An echo pipeline is the minimum useful thing to confirm the audio path works end-to-end. It also surfaces a small Pipecat detail that cost me some time on the first day. Pipecat distinguishes InputAudioRawFrame (audio coming from the transport) from OutputAudioRawFrame (audio going out). Pushing an InputAudioRawFrame back into the pipeline does not cause the transport to emit it; the transport’s output() only writes OutputAudioRawFrame. The echo has to convert types:

class AudioEchoProcessor(FrameProcessor):
    async def process_frame(
        self, frame: Frame, direction: FrameDirection
    ):
        await super().process_frame(frame, direction)
        if isinstance(frame, InputAudioRawFrame):
            echo = OutputAudioRawFrame(
                audio=frame.audio,
                sample_rate=frame.sample_rate,
                num_channels=frame.num_channels,
            )
            await self.push_frame(echo, direction)
        else:
            await self.push_frame(frame, direction)
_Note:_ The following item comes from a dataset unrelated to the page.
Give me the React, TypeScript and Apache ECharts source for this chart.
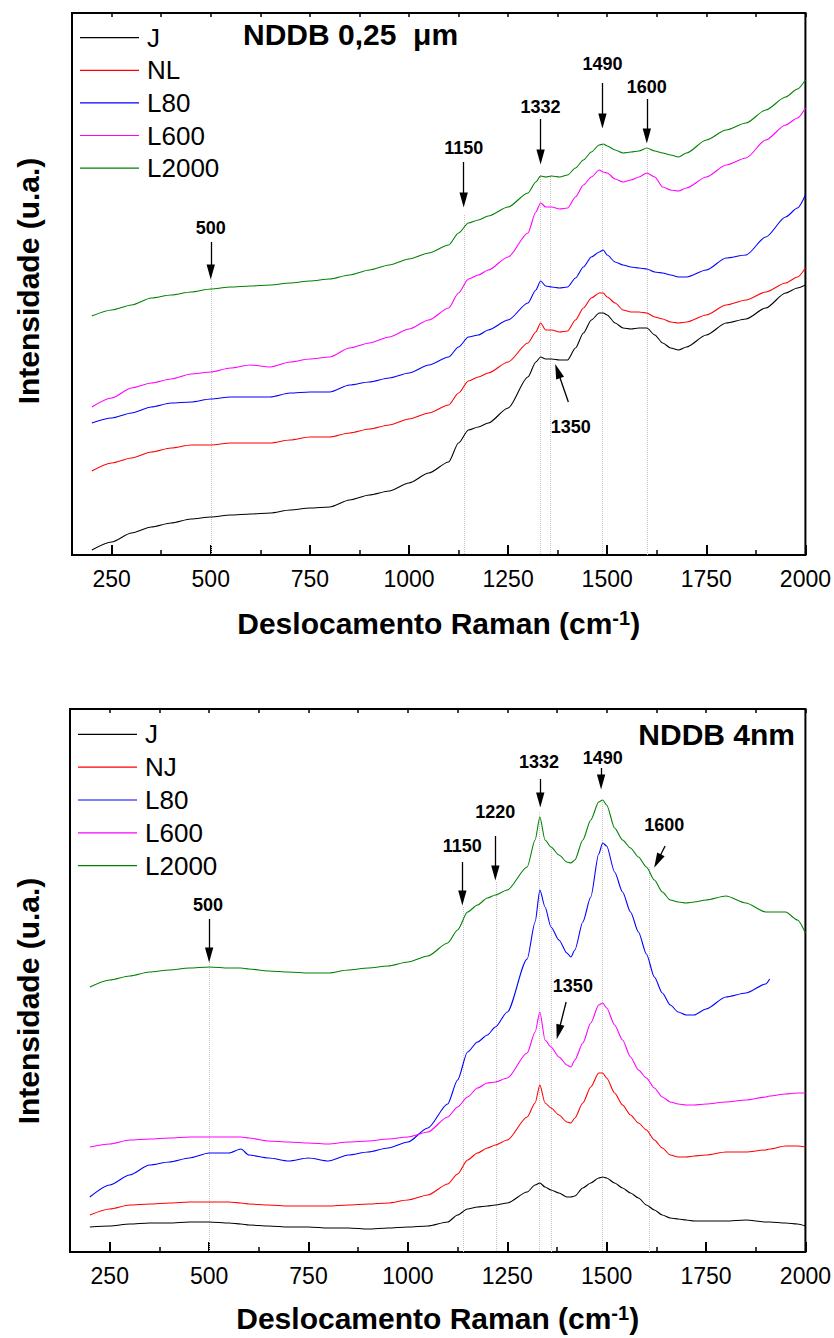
import React, { useEffect, useRef } from "react";
import * as echarts from "echarts";

// ---------- data (intensity in arbitrary units) ----------
const TOP_X = [200, 250, 300, 350, 400, 450, 500, 550, 600, 650, 700, 750, 800, 850, 900, 950, 1000, 1050, 1100, 1125, 1150, 1175, 1200, 1250, 1300, 1320, 1332, 1345, 1360, 1380, 1400, 1420, 1440, 1460, 1480, 1490, 1500, 1520, 1540, 1560, 1580, 1600, 1620, 1640, 1660, 1680, 1700, 1750, 1800, 1850, 1900, 1950, 1980, 2000];
const TOP_J = [5, 13, 22, 28, 32, 36, 38, 40, 41, 42, 45, 47, 48, 55, 60, 64, 72, 82, 93, 112, 125, 128, 132, 147, 178, 193, 198, 196, 196, 195, 195, 207, 222, 235, 242, 242, 240, 232, 227, 226, 227, 227, 220, 212, 207, 205, 208, 220, 232, 236, 247, 262, 267, 270];
const TOP_NL = [84, 92, 97, 103, 107, 110, 110, 112, 112, 112, 115, 118, 118, 122, 126, 130, 136, 142, 150, 162, 174, 178, 182, 193, 212, 223, 232, 225, 225, 223, 224, 235, 247, 257, 262, 262, 258, 252, 245, 243, 243, 242, 238, 236, 233, 232, 233, 240, 250, 255, 263, 272, 278, 287];
const TOP_L80 = [132, 137, 142, 148, 152, 153, 156, 158, 158, 158, 162, 163, 163, 170, 173, 177, 182, 190, 198, 208, 218, 220, 225, 235, 252, 265, 274, 269, 268, 267, 268, 277, 288, 298, 303, 305, 300, 293, 290, 288, 287, 286, 283, 282, 280, 278, 278, 285, 297, 300, 318, 338, 347, 360];
const TOP_L600 = [148, 157, 167, 172, 176, 181, 183, 187, 190, 188, 193, 196, 198, 207, 212, 218, 226, 235, 247, 262, 276, 280, 285, 298, 322, 343, 352, 348, 348, 346, 347, 358, 370, 378, 385, 383, 382, 376, 373, 375, 378, 382, 378, 368, 365, 364, 367, 378, 390, 397, 415, 430, 437, 447];
const TOP_L2000 = [239, 245, 250, 257, 260, 263, 266, 268, 269, 270, 272, 274, 276, 280, 285, 290, 296, 302, 310, 322, 332, 335, 339, 348, 362, 373, 379, 378, 379, 378, 380, 387, 395, 403, 410, 411, 409, 405, 402, 403, 404, 407, 404, 402, 400, 398, 402, 415, 425, 432, 445, 458, 466, 475];

const BOT_X = [200, 250, 300, 350, 400, 450, 500, 550, 580, 600, 650, 700, 750, 800, 850, 900, 950, 1000, 1050, 1100, 1125, 1150, 1175, 1200, 1220, 1250, 1300, 1320, 1332, 1345, 1360, 1380, 1400, 1410, 1420, 1440, 1460, 1480, 1490, 1500, 1520, 1540, 1560, 1580, 1600, 1620, 1640, 1660, 1680, 1700, 1720, 1750, 1800, 1850, 1900, 1910, 1950, 1980, 2000];
const BOT_J = [25, 26, 28, 29, 29, 30, 30, 29, 28, 27, 26, 25, 25, 24, 24, 23, 24, 25, 26, 30, 37, 43, 45, 46, 47, 49, 60, 67, 69, 65, 62, 59, 55, 55, 56, 64, 69, 74, 75, 74, 69, 64, 59, 54, 47, 42, 37, 34, 33, 32, 31, 31, 31, 32, 30, 30, 29, 28, 26];
const BOT_NJ = [37, 43, 47, 48, 49, 50, 50, 50, 49, 48, 47, 46, 46, 46, 47, 48, 49, 52, 57, 68, 78, 92, 99, 104, 107, 112, 135, 149, 167, 149, 144, 137, 130, 129, 134, 149, 165, 179, 179, 174, 159, 147, 137, 129, 122, 112, 104, 97, 95, 95, 96, 97, 100, 100, 102, 103, 106, 106, 105];
const BOT_L80 = [55, 67, 77, 87, 90, 94, 99, 99, 103, 97, 94, 91, 94, 91, 97, 100, 104, 110, 124, 148, 172, 200, 210, 217, 225, 240, 293, 330, 362, 345, 325, 312, 299, 295, 302, 330, 355, 398, 409, 406, 380, 360, 340, 320, 298, 275, 259, 247, 240, 237, 237, 243, 255, 259, 268, 273, null, null, null];
const BOT_L600 = [105, 108, 112, 113, 114, 115, 115, 115, 115, 114, 111, 110, 109, 108, 110, 111, 113, 115, 120, 135, 145, 155, 164, 169, 170, 174, 199, 220, 240, 212, 205, 195, 187, 185, 192, 209, 229, 247, 249, 244, 227, 212, 195, 182, 174, 164, 155, 150, 148, 147, 147, 148, 150, 152, 155, 156, 158, 159, 159];
const BOT_L2000 = [265, 272, 276, 280, 282, 284, 285, 284, 284, 283, 281, 280, 279, 279, 282, 284, 286, 290, 296, 309, 322, 340, 347, 354, 357, 362, 385, 412, 435, 412, 405, 397, 390, 389, 392, 412, 432, 450, 452, 447, 424, 412, 404, 395, 385, 372, 360, 352, 350, 349, 350, 352, 356, 349, 340, 340, 340, 332, 319];

const TOP_NAMES = ["J", "NL", "L80", "L600", "L2000"];
const BOT_NAMES = ["J", "NJ", "L80", "L600", "L2000"];
const COLORS = ["#000000", "#ff0000", "#0000ff", "#ff00ff", "#008000"];

const MAJOR_TICKS = [250, 500, 750, 1000, 1250, 1500, 1750, 2000];
const MINOR_TICKS = [375, 625, 875, 1125, 1375, 1625, 1875];
const ALL_TICKS = [250, 375, 500, 625, 750, 875, 1000, 1125, 1250, 1375, 1500, 1625, 1750, 1875, 2000];

// annotations: [label, labelX, labelY, arrowX1, arrowY1, arrowX2, arrowY2]
const TOP_ANN = [
  ["500", 500, 327, 500, 313, 500, 283],
  ["1150", 1138, 407, 1138, 393, 1138, 355],
  ["1332", 1332, 448, 1332, 436, 1332, 398],
  ["1490", 1488, 491, 1488, 472, 1488, 434],
  ["1600", 1600, 468, 1600, 456, 1600, 419],
  ["1350", 1408, 128, 1402, 153, 1375, 184],
];
const TOP_DOTS = [[500, 276], [1140, 340], [1332, 380], [1356, 380], [1488, 410], [1600, 405]];

const BOT_ANN = [
  ["500", 497, 347, 500, 333, 500, 297],
  ["1150", 1137, 406, 1137, 390, 1137, 354],
  ["1220", 1220, 440, 1220, 416, 1220, 379],
  ["1332", 1330, 490, 1333, 473, 1333, 452],
  ["1490", 1490, 494, 1486, 484, 1486, 470],
  ["1600", 1645, 427, 1647, 406, 1628, 391],
  ["1350", 1415, 266, 1398, 250, 1379, 220],
];
const BOT_DOTS = [[500, 290], [1138, 345], [1222, 370], [1331, 440], [1360, 405], [1488, 450], [1607, 385]];

const FONT = "'Liberation Sans', Arial, sans-serif";
const ARROW = "path://M5,0L10,18L0,18Z";
const LEGEND_ICON = "path://M0,0L60,0L60,1.2L0,1.2Z";
const Y_TITLE = "Intensidade (u.a.)";

const zip = (xs: number[], ys: (number | null)[]) => xs.map((x, i) => [x, ys[i]]);

function buildOption() {
  const grids = [
    { left: 72, top: 13, width: 737, height: 542 },
    { left: 70, top: 709, width: 736.5, height: 543 },
  ];
  const yMax = [542, 543];
  const xAxis: any[] = [];
  const yAxis: any[] = [];
  grids.forEach((g, gi) => {
    xAxis.push({
      type: "value",
      gridIndex: gi,
      min: 150,
      max: 2000,
      position: "bottom",
      axisLine: { show: false },
      splitLine: { show: false },
      axisTick: { show: true, inside: true, length: 10, customValues: MAJOR_TICKS, lineStyle: { color: "#000", width: 2 } },
      axisLabel: { show: true, customValues: MAJOR_TICKS, formatter: (v: number) => String(v), color: "#000", fontSize: 23, fontFamily: FONT, margin: 12 },
      name: "{a|Deslocamento Raman (cm}{s|-1}{a|)}",
      nameLocation: "middle",
      nameGap: gi === 0 ? 53 : 51,
      nameTextStyle: {
        rich: {
          a: { fontSize: 30, fontWeight: "bold", fontFamily: FONT, color: "#000", lineHeight: 30, padding: [8, 0, 0, 0], verticalAlign: "bottom" },
          s: { fontSize: 20, fontWeight: "bold", fontFamily: FONT, color: "#000", lineHeight: 16, verticalAlign: "top" },
        },
      },
    });
    xAxis.push({
      type: "value",
      gridIndex: gi,
      min: 150,
      max: 2000,
      position: "bottom",
      axisLine: { show: false },
      splitLine: { show: false },
      axisTick: { show: true, inside: true, length: 5, customValues: MINOR_TICKS, lineStyle: { color: "#000", width: 1.5 } },
      axisLabel: { show: false },
    });
    xAxis.push({
      type: "value",
      gridIndex: gi,
      min: 150,
      max: 2000,
      position: "top",
      axisLine: { show: false },
      splitLine: { show: false },
      axisTick: { show: true, inside: true, length: 4, customValues: ALL_TICKS, lineStyle: { color: "#000", width: 1.5 } },
      axisLabel: { show: false },
    });
    yAxis.push({
      type: "value",
      gridIndex: gi,
      min: 0,
      max: yMax[gi],
      axisLine: { show: false },
      axisTick: { show: false },
      axisLabel: { show: false },
      splitLine: { show: false },
    });
  });

  const series: any[] = [];
  const topData = [TOP_J, TOP_NL, TOP_L80, TOP_L600, TOP_L2000];
  const botData = [BOT_J, BOT_NJ, BOT_L80, BOT_L600, BOT_L2000];

  const dotSeries = (gi: number, dots: number[][]) => ({
    type: "line",
    name: "_dots" + gi,
    xAxisIndex: gi * 3,
    yAxisIndex: gi,
    data: [],
    z: 1,
    silent: true,
    markLine: {
      silent: true,
      symbol: ["none", "none"],
      label: { show: false },
      lineStyle: { type: "dotted", color: "#c4c4c4", width: 1 },
      z: 1,
      data: dots.map((d) => [{ coord: [d[0], d[1]] }, { coord: [d[0], 0] }]),
    },
  });
  series.push(dotSeries(0, TOP_DOTS));
  series.push(dotSeries(1, BOT_DOTS));

  const lineSeries = (name: string, gi: number, xs: number[], ys: (number | null)[], color: string) => ({
    type: "line",
    name,
    xAxisIndex: gi * 3,
    yAxisIndex: gi,
    data: zip(xs, ys),
    symbol: "none",
    showSymbol: false,
    smooth: 0.25,
    smoothMonotone: "x",
    connectNulls: false,
    z: 2,
    lineStyle: { color, width: 1.1 },
    itemStyle: { color },
  });
  topData.forEach((d, i) => series.push(lineSeries(TOP_NAMES[i], 0, TOP_X, d, COLORS[i])));
  botData.forEach((d, i) => series.push(lineSeries(BOT_NAMES[i], 1, BOT_X, d, COLORS[i])));

  const annSeries = (gi: number, ann: any[]) => ({
    type: "line",
    name: "_ann" + gi,
    xAxisIndex: gi * 3,
    yAxisIndex: gi,
    data: [],
    z: 5,
    silent: true,
    markLine: {
      silent: true,
      symbol: ["none", ARROW],
      symbolSize: 15,
      symbolKeepAspect: true,
      label: { show: false },
      lineStyle: { type: "solid", color: "#000", width: 1.3 },
      itemStyle: { color: "#000" },
      z: 5,
      data: ann.map((a) => [{ coord: [a[3], a[4]] }, { coord: [a[5], a[6]] }]),
    },
    markPoint: {
      silent: true,
      symbol: "rect",
      symbolSize: 1,
      itemStyle: { color: "rgba(0,0,0,0)" },
      label: { show: true, position: "inside", formatter: "{b}", fontSize: 18, fontWeight: "bold", fontFamily: FONT, color: "#000" },
      data: ann.map((a) => ({ name: a[0], coord: [a[1], a[2]], value: a[1] })),
    },
  });
  series.push(annSeries(0, TOP_ANN));
  series.push(annSeries(1, BOT_ANN));

  const legendBase = {
    orient: "vertical",
    itemWidth: 59,
    itemHeight: 26,
    itemGap: 6.6,
    padding: 0,
    selectedMode: false,
    icon: LEGEND_ICON,
    textStyle: { fontSize: 26, color: "#000", fontFamily: FONT, lineHeight: 26, padding: [0, 0, 0, 3] },
  };

  const yTitle = (y: number) => ({
    type: "text",
    x: 28,
    y,
    rotation: Math.PI / 2,
    silent: true,
    style: { text: Y_TITLE, fontSize: 30, fontWeight: "bold", fontFamily: FONT, fill: "#000", align: "center", verticalAlign: "middle" },
  });

  return {
    animation: false,
    backgroundColor: "#ffffff",
    grid: grids.map((g) => ({ ...g, show: true, borderColor: "#000", borderWidth: 2, backgroundColor: "transparent", containLabel: false })),
    title: [
      { text: "NDDB 0,25  μm", left: 243, top: 19, padding: 0, textStyle: { fontSize: 30, fontWeight: "bold", fontFamily: FONT, color: "#000" } },
      { text: "NDDB 4nm", right: 39, top: 719, padding: 0, textStyle: { fontSize: 30, fontWeight: "bold", fontFamily: FONT, color: "#000" } },
    ],
    legend: [
      { ...legendBase, data: TOP_NAMES, left: 80, top: 24.7 },
      { ...legendBase, data: BOT_NAMES, left: 78, top: 721.3, itemGap: 6.85 },
    ],
    graphic: [yTitle(281), yTitle(1001)],
    xAxis,
    yAxis,
    series,
  };
}

export default function App() {
  const ref = useRef<HTMLDivElement>(null);
  useEffect(() => {
    if (!ref.current) return;
    const chart = echarts.init(ref.current, undefined, { renderer: "svg" });
    chart.setOption(buildOption() as any);
    return () => chart.dispose();
  }, []);
  return (
    <div
      ref={ref}
      style={{ position: "absolute", left: 0, top: 0, width: 834, height: 1338, background: "#fff" }}
    />
  );
}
With this in place, dialing extension 1001 from a softphone routes through the dialplan, opens an outbound WebSocket from Asterisk to the FastAPI endpoint, sets up the Pipecat pipeline, and bounces the audio back. My voice came back a few hundred milliseconds delayed, which is the round trip through Docker networking plus the pipeline.

Findings

Things that surprised me:

  • chan_websocket is not in the default menuselect makeopts of the 23.x release tarballs. A custom build, or an image like andrius/asterisk that already enables it, is required.
  • The protocol mixes WebSocket TEXT and BINARY. Most existing WebSocket transports in Python AI frameworks assume one or the other, not both, so a thin protocol bridge is usually needed.
  • connection_type = per_call_config opens a new WebSocket per call. Plan capacity accordingly.
  • slin16 (signed-linear 16 kHz) works end-to-end. ulaw (G.711) also works but means the Pipecat side has to resample if the pipeline expects 16 kHz.
  • Pipecat strictly distinguishes InputAudioRawFrame from OutputAudioRawFrame. An echo processor must convert types. I lost half an hour to silence on the first build before noticing.
  • TLS works (tls_enabled = yes, wss:// URI) but with a self-signed cert you need verify_server_cert = no. Production deployments need a real certificate the Asterisk container trusts.

What’s Next

This is the foundation. Replacing AudioEchoProcessor with the usual STT → LLM → TTS chain turns it into an actual voice agent on the phone, but that has its own complications (interruption handling, turn detection, cold-start latency on the LLM side) and will land in a separate post.

The Pipecat repository is at github.com/pipecat-ai/pipecat. The Asterisk 23 release notes describe chan_websocket and its websocket_client.conf options. My Asterisk Docker images are at andrius/asterisk.